Around 1590, an itinerant Saivite sanyasi, Mahant Ghamandi Giri, arrived at Bodhgaya and took charge of the Mahavihara. The present Mahant is 16th in the line of succession of Mahants who rescued the Mahavihara and kept the name of Buddha alive in the dark centuries when no priestly or lay community survived to perform the prayers and rituals.

In 1883, Sir Alexander Cunningham, J.D.M. Beglar and Dr Rajendra Lal Mitra renovated the temple on scientific lines. Sir Edwin Arnold, principal of Government Sanskrit College, Poona, during the Mutiny, demanded in 1885 that the temple be handed over to Buddhists; he urged Buddhist countries to espouse this cause. It was classic British divide-and-rule; in 1891, the Anagarika Dharmapala of Sri Lanka jumped into the fray.

After independence, the Bihar Legislative Assembly passed the Bodhgaya Temple Act (Bihar XVII of 1949), which created the Bodhgaya Temple Management Committee, to take care of the temple and pilgrims, and ensure proper worship. The Committee comprised a Chairman and eight members nominated by the State Government, all of whom had to be Indians. In 1953, presiding Mahant Harihar Giri handed over the management to the then Vice President of India, Dr. Sarvapalli Radhakrishnan. Since then, the management committee has comprised five Hindus including the District Collector who is chairman, provided he is a Hindu, and four Buddhists.

Now, 77 year old Mr. Wangdi Tshering of Darjeeling has filed a PIL claiming that the Bodhgaya Temple Act is ultra vires Article 25, 26, 29 and 30 of the Constitution. Whatever the merits of his plea, he cannot negate the Hindu contribution in preserving the temple during the darkest centuries when hundreds of sacred temples all over the land were desecrated and even today remain in possession of forces inimical to Hindu dharma.

Mr. Tshering claims the Act violates his Fundamental Right to Freedom of Religion as enshrined in Article 25, which guarantees to every person, and not merely to citizens of India, the freedom of conscience and right freely to profess, practice and propagate religion. He claims Article 25 encompasses the rituals and observances, ceremonies and modes of worship considered by religion to be its integral and essential part. In that case, he will have to prove that the rituals are being violated or compromised by the managing committee.

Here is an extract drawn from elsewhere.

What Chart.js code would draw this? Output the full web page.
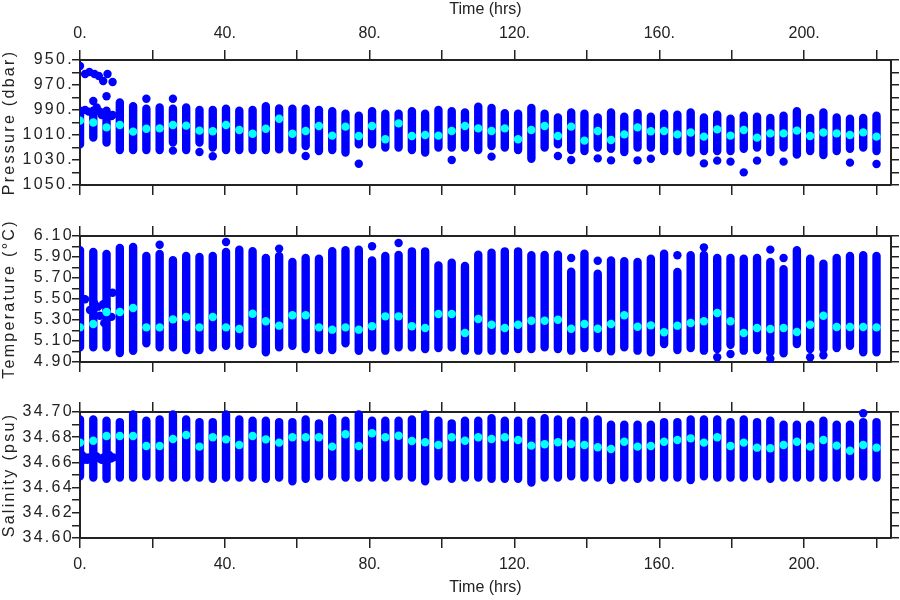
<!DOCTYPE html>
<html><head><meta charset="utf-8">
<script src="https://cdn.jsdelivr.net/npm/chart.js@4.4.1/dist/chart.umd.min.js"></script>
<style>
html,body{margin:0;padding:0;background:#fff;}
#wrap{position:relative;width:900px;height:600px;overflow:hidden;}
canvas{position:absolute;left:0;top:0;}
</style></head><body>
<div id="wrap">
<canvas id="cP" width="900" height="600"></canvas>
<canvas id="cT" width="900" height="600"></canvas>
<canvas id="cS" width="900" height="600"></canvas>
</div>
<script>
// ---- profile times (hrs) ----
const times = [0, 3.67, 7.33, 11, 14.67, 18.33, 22, 25.67, 29.33, 33, 36.67, 40.33, 44, 47.67, 51.33, 55, 58.67, 62.33, 66, 69.67, 73.33, 77, 80.67, 84.33, 88, 91.67, 95.33, 99, 102.67, 106.33, 110, 113.67, 117.33, 121, 124.67, 128.33, 132, 135.67, 139.33, 143, 146.67, 150.33, 154, 157.67, 161.33, 165, 168.67, 172.33, 176, 179.67, 183.33, 187, 190.67, 194.33, 198, 201.67, 205.33, 209, 212.67, 216.33, 220];

// ---- pressure (dbar) ----
const pressureTop = [990.5, 990.5, 990.5, 984, 987, 989, 988, 989, 988, 990, 990, 989, 990.5, 990, 987, 988.7, 989, 989, 990, 991, 993, 994.5, 991, 993, 993, 991, 993, 990, 991, 992, 987.3, 988.4, 992.6, 993, 988.4, 993, 996, 992, 993, 996, 992, 995.3, 992.6, 995.3, 993, 993.7, 992, 996, 993.7, 997, 994.5, 995.3, 996.4, 994.5, 991, 996.4, 992, 996, 997, 996.4, 994.5];
const pressureBottom = [1017.5, 1012, 1016, 1022, 1022, 1022, 1022, 1016, 1022, 1016, 1020, 1022, 1022, 1022, 1022, 1021.5, 1022, 1018.8, 1022.8, 1022, 1024, 1017.5, 1017.5, 1020, 1020, 1022, 1024, 1020, 1020, 1020, 1022, 1018.8, 1020, 1022, 1029, 1020, 1017.5, 1022, 1022.8, 1020, 1021, 1023.6, 1020, 1020, 1022.8, 1022.8, 1024, 1022.8, 1022.8, 1022.8, 1021, 1020, 1023.6, 1020, 1025.7, 1022.8, 1026, 1022.8, 1021, 1020, 1022.8];
const pressureMean = [998.5, 1000, 1003.9, 1002, 1007.3, 1005, 1004.7, 1002, 1002.5, 1006.5, 1007, 1002, 1006, 1009, 1005, 997, 1009, 1006.8, 1002.8, 1010.5, 1003.3, 1010.8, 1002.8, 1013.4, 1000.7, 1010.8, 1010, 1010.5, 1006.8, 1002.8, 1004.7, 1006.8, 1004.7, 1013.4, 1006, 1002.8, 1010.8, 1003.3, 1014.5, 1006.8, 1014, 1009.5, 1003.9, 1007, 1006.8, 1009.5, 1008, 1011.3, 1005.5, 1010.5, 1006, 1012.1, 1008.7, 1008.7, 1006.5, 1010.8, 1008, 1008.7, 1010, 1007.9, 1011.3];
const pressureExtraT = [0, 1.4, 2.6, 4.0, 5.2, 6.4, 7.6, 9.0, 3.67, 7.33, 1.4, 2.4, 4.6, 5.5, 6.0, 8.7, 9.0, 18.33, 25.67, 25.67, 33, 36.67, 62.33, 77, 102.67, 113.67, 132, 135.67, 143, 146.67, 154, 157.67, 172.33, 176, 179.67, 183.33, 187, 194.33, 212.67, 220];
const pressureExtraV = [954.8, 961.2, 959.6, 961.2, 962.8, 966.8, 961.2, 967.6, 982.8, 979, 990, 991.3, 987.9, 991.3, 994, 994.8, 994, 981, 981, 1022.5, 1023.6, 1027, 1026.8, 1033, 1030, 1027.3, 1026.8, 1030, 1028.7, 1030.3, 1030.3, 1029, 1032.7, 1030.5, 1031.3, 1039.9, 1030.5, 1031.3, 1032.1, 1033.2];

// ---- temperature (°C) ----
const tempTop = [5.964, 5.948, 5.93, 5.986, 5.995, 5.91, 5.929, 5.87, 5.91, 5.90, 5.91, 5.948, 5.97, 5.955, 5.89, 5.91, 5.853, 5.89, 5.884, 5.955, 5.964, 5.97, 5.868, 5.91, 5.92, 5.954, 5.954, 5.82, 5.846, 5.814, 5.922, 5.94, 5.954, 5.954, 5.916, 5.92, 5.922, 5.76, 5.931, 5.74, 5.868, 5.859, 5.852, 5.884, 5.931, 5.757, 5.916, 5.92, 5.89, 5.89, 5.884, 5.89, 5.852, 5.783, 5.964, 5.884, 5.836, 5.89, 5.91, 5.916, 5.91];
const tempBottom = [5.04, 5.04, 5.04, 4.986, 5.007, 5.078, 5.04, 5.04, 5.014, 5.014, 5.04, 5.055, 5.055, 5.071, 4.993, 5.04, 5.055, 5.024, 5.014, 5.014, 5.078, 5.007, 5.04, 5.008, 5.04, 5.04, 5.024, 5.033, 5.04, 5.008, 5.008, 5.008, 5.008, 5.024, 5.024, 5.04, 5.024, 5.008, 5.033, 5.033, 5.002, 5.04, 5.008, 4.992, 5.071, 5.014, 5.033, 5.008, 5.024, 5.065, 5.008, 5.014, 4.992, 4.983, 5.071, 5.024, 5.024, 5.033, 5.055, 4.992, 4.992];
const tempMean = [5.23, 5.262, 5.376, 5.376, 5.414, 5.23, 5.23, 5.306, 5.328, 5.23, 5.328, 5.23, 5.214, 5.36, 5.288, 5.246, 5.345, 5.345, 5.23, 5.208, 5.23, 5.208, 5.24, 5.335, 5.335, 5.24, 5.224, 5.357, 5.357, 5.176, 5.31, 5.255, 5.224, 5.255, 5.293, 5.293, 5.303, 5.217, 5.262, 5.217, 5.262, 5.345, 5.236, 5.249, 5.183, 5.246, 5.271, 5.288, 5.367, 5.288, 5.176, 5.224, 5.214, 5.224, 5.186, 5.255, 5.341, 5.233, 5.233, 5.233, 5.23];
const tempExtraT = [0.9, 1.4, 2.76, 3.7, 3.9, 5.0, 5.5, 6.4, 6.7, 7.4, 8.7, 9.0, 22, 40.33, 55, 80.67, 88, 135.67, 143, 165, 172.33, 176, 179.67, 190.67, 190.67, 194.33, 201.67, 205.33];
const tempExtraV = [5.50, 5.497, 5.395, 5.40, 5.46, 5.427, 5.34, 5.45, 5.27, 5.395, 5.33, 5.56, 6.017, 6.043, 5.98, 6.002, 6.033, 5.89, 5.865, 5.916, 5.992, 4.945, 4.976, 5.97, 4.931, 5.89, 4.945, 4.964];

// ---- salinity (psu) ----
const salTop = [34.694, 34.694, 34.693, 34.692, 34.698, 34.693, 34.694, 34.698, 34.694, 34.692, 34.692, 34.698, 34.694, 34.693, 34.693, 34.692, 34.692, 34.694, 34.691, 34.695, 34.693, 34.698, 34.693, 34.693, 34.693, 34.694, 34.698, 34.693, 34.691, 34.693, 34.693, 34.695, 34.693, 34.693, 34.693, 34.695, 34.694, 34.693, 34.693, 34.694, 34.690, 34.690, 34.690, 34.690, 34.692, 34.692, 34.694, 34.694, 34.694, 34.692, 34.694, 34.692, 34.693, 34.690, 34.690, 34.690, 34.693, 34.690, 34.690, 34.692, 34.692];
const salBottom = [34.649, 34.648, 34.647, 34.648, 34.648, 34.649, 34.648, 34.648, 34.648, 34.648, 34.647, 34.648, 34.648, 34.648, 34.647, 34.648, 34.645, 34.647, 34.649, 34.649, 34.648, 34.648, 34.648, 34.648, 34.649, 34.648, 34.645, 34.649, 34.647, 34.648, 34.648, 34.647, 34.647, 34.647, 34.644, 34.648, 34.648, 34.649, 34.648, 34.648, 34.646, 34.648, 34.647, 34.648, 34.648, 34.648, 34.646, 34.649, 34.648, 34.648, 34.648, 34.649, 34.647, 34.648, 34.648, 34.648, 34.648, 34.648, 34.649, 34.649, 34.648];
const salMean = [34.6757, 34.6772, 34.681, 34.681, 34.681, 34.673, 34.673, 34.6786, 34.6817, 34.6725, 34.68, 34.6783, 34.6738, 34.681, 34.6783, 34.6757, 34.68, 34.68, 34.68, 34.6725, 34.6823, 34.673, 34.6831, 34.68, 34.6812, 34.677, 34.676, 34.6738, 34.68, 34.6772, 34.68, 34.6786, 34.68, 34.6778, 34.6733, 34.6744, 34.676, 34.6746, 34.6738, 34.672, 34.6706, 34.6764, 34.6725, 34.673, 34.6764, 34.6778, 34.6791, 34.6757, 34.68, 34.673, 34.6757, 34.6717, 34.6712, 34.6738, 34.6764, 34.6725, 34.6778, 34.6733, 34.6693, 34.6738, 34.6717];
const salExtraT = [0.5, 1.0, 1.5, 2.0, 2.5, 3.5, 4.5, 5.5, 6.0, 6.5, 7.5, 8.0, 8.5, 9.2, 216.33];
const salExtraV = [34.666, 34.662, 34.664, 34.662, 34.664, 34.663, 34.665, 34.663, 34.662, 34.664, 34.662, 34.666, 34.663, 34.664, 34.699];

// ---- axis tick settings ----
const xRange = [0, 224];
const xStep = 20;

const FONT = {family: "'Liberation Sans', Arial, sans-serif", size: 16};
const INK = '#222';
const BLUE = '#0000ff';
const CYAN = '#00ffff';
const CLIP = {left: 0, right: 0, top: 6, bottom: 6};

// y-axis text in the reference is drawn with wider letter spacing
function spaceOut(s) {
  if (s.$spaced) return;
  s.$spaced = true;
  const orig = s.draw;
  s.draw = function (area) {
    const c = this.ctx;
    const prev = c.letterSpacing;
    c.letterSpacing = '2.3px';
    orig.call(this, area);
    c.letterSpacing = prev || '0px';
  };
}

function xAxis(pos, h, showLabels, showTitle) {
  return {
    type: 'linear', axis: 'x', position: pos, min: xRange[0], max: xRange[1],
    afterFit: s => { s.height = h; },
    border: {display: true, color: INK, width: 2},
    grid: {drawOnChartArea: false, drawTicks: true, tickLength: 10, color: INK, lineWidth: 1.5},
    ticks: {display: showLabels, stepSize: xStep, includeBounds: false, autoSkip: false, maxRotation: 0,
            padding: 7, color: INK, font: FONT,
            callback: v => (Math.round(v) % 40 === 0 ? Math.round(v) + '.' : '')},
    title: {display: showTitle, text: 'Time (hrs)', color: INK, font: FONT, padding: {top: 0, bottom: 3}}
  };
}
function yAxes(min, max, step, reverse, title, labelFn) {
  const border = {display: true, color: INK, width: 2};
  const grid = {drawOnChartArea: false, drawTicks: true, tickLength: 8, color: INK, lineWidth: 1.5};
  return {
    y: {type: 'linear', axis: 'y', position: 'left', min, max, reverse, border, grid,
        afterFit: s => { s.width = 80; spaceOut(s); },
        ticks: {stepSize: step, includeBounds: false, autoSkip: false, padding: -2, color: INK, font: FONT, callback: labelFn},
        title: {display: true, text: title, color: INK, font: FONT, padding: 0}},
    y2: {type: 'linear', axis: 'y', position: 'right', min, max, reverse, border, grid,
        afterFit: s => { s.width = 9; },
        ticks: {display: false, stepSize: step, includeBounds: false, autoSkip: false}}
  };
}
function datasets(top, bottom, mean, exT, exV) {
  const seg = [];
  times.forEach((t, k) => { seg.push({x: t, y: top[k]}, {x: t, y: bottom[k]}, {x: t, y: null}); });
  return [
    {type: 'scatter', data: times.map((t, k) => ({x: t, y: mean[k]})), xAxisID: 'x', yAxisID: 'y',
     pointRadius: 4.2, pointBackgroundColor: CYAN, pointBorderWidth: 0, showLine: false, order: 1, clip: CLIP},
    {type: 'scatter', data: exT.map((t, i) => ({x: t, y: exV[i]})), xAxisID: 'x', yAxisID: 'y',
     pointRadius: 4.2, pointBackgroundColor: BLUE, pointBorderWidth: 0, showLine: false, order: 2, clip: CLIP},
    {type: 'line', data: seg, xAxisID: 'x', yAxisID: 'y', borderColor: BLUE, borderWidth: 8.4,
     borderCapStyle: 'round', pointRadius: 0, spanGaps: false, tension: 0, fill: false, order: 3, clip: CLIP}
  ];
}
// each panel gets its own full-size transparent canvas; padding places its plot box
function makeChart(id, ds, xTop, xBot, ys, padTop, padBottom) {
  return new Chart(document.getElementById(id), {
    type: 'line',
    data: {datasets: ds},
    options: {
      responsive: false, animation: false, devicePixelRatio: 1, events: [],
      layout: {padding: {left: 0, right: 0, top: padTop, bottom: padBottom}},
      plugins: {legend: {display: false}, tooltip: {enabled: false}},
      scales: Object.assign({x: xBot, x2: xTop}, ys)
    }
  });
}

makeChart('cP', datasets(pressureTop, pressureBottom, pressureMean, pressureExtraT, pressureExtraV),
  xAxis('top', 60, true, true), xAxis('bottom', 10, false, false),
  yAxes(950, 1050, 10, true, 'Pressure (dbar)', v => (Math.round(v) % 20 === 10 ? Math.round(v) + '.' : '')),
  0, 405);
makeChart('cT', datasets(tempTop, tempBottom, tempMean, tempExtraT, tempExtraV),
  xAxis('top', 41, false, false), xAxis('bottom', 10, false, false),
  yAxes(4.9, 6.1, 0.1, false, 'Temperature (°C)', v => (Math.round(v * 10) % 2 === 1 ? v.toFixed(2) : '')),
  195, 228);
makeChart('cS', datasets(salTop, salBottom, salMean, salExtraT, salExtraV),
  xAxis('top', 40, false, false), xAxis('bottom', 62, true, true),
  yAxes(34.6, 34.7, 0.01, false, 'Salinity (psu)', v => (Math.round(v * 100) % 2 === 0 ? v.toFixed(2) : '')),
  372, 0);
</script>
</body></html>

The petitioner claims that Article 26 gives every religious denomination or section thereof the right to establish and maintain institutions for religious and charitable purposes; manage its own affairs in matters of religion; own and acquire moveable and immovable property; and administer such property in accordance with law. Well, the Gupta rulers who built the great Mahavihara were denominationally Hindu, and the sacred site was in the safe custody of Saivite sanyasis for centuries, until the British instilled the poison of separatism into Buddhist hearts worldwide.

The PIL demands protection of the interests of minorities under Article 29. Ironically, there were no Buddhists in India at all in all the centuries that the temple, its sanctity and rituals were preserved by sanyasis! Nor is relief warranted under Article 30, as the Buddhist community is not establishing the Bodhgaya Mahavihara (which is not an educational institution anyway), but trying to grab it from its historical and civilisational guardians.

As recently as 2005, a Supreme Court bench comprising Chief Justice R.C. Lahoti and Justices D.M. Dharmadhikari and P.K. Balasubramanyan rejected a plea for minority status to the Jain community, saying that the practice of listing religious groups as minority communities should be discouraged. The Court asked the National Commission for Minorities to suggest ways to help create social conditions where the list of notified minorities “is gradually reduced and done away with altogether”, warning that proliferation of minorities would encourage fissiparous tendencies and endanger constitutional democracy.  This prophecy is now coming true; we should consider the advice of delisting communities as minorities.

Justices Altamas Kabir and S.S. Nijjar have inadvertently encouraged separatist tendencies nurtured for over a century by colonial agencies and their proxies within the nation. Yet, Hindus have nothing to fear. Undoing the Bodh Gaya Act of 1949 could give them full control of the Mahavihara as The Places of Worship (Special Provisions) Act, 1991, will come into operation. And if that Act is struck down, the sectarian plea upheld, and control of the Mahavihara lost, local Hindus can forward claims to Varanasi, Mathura, and myriad temples across the country citing the same precedent. They will not need the support of any political party or all-India organisation.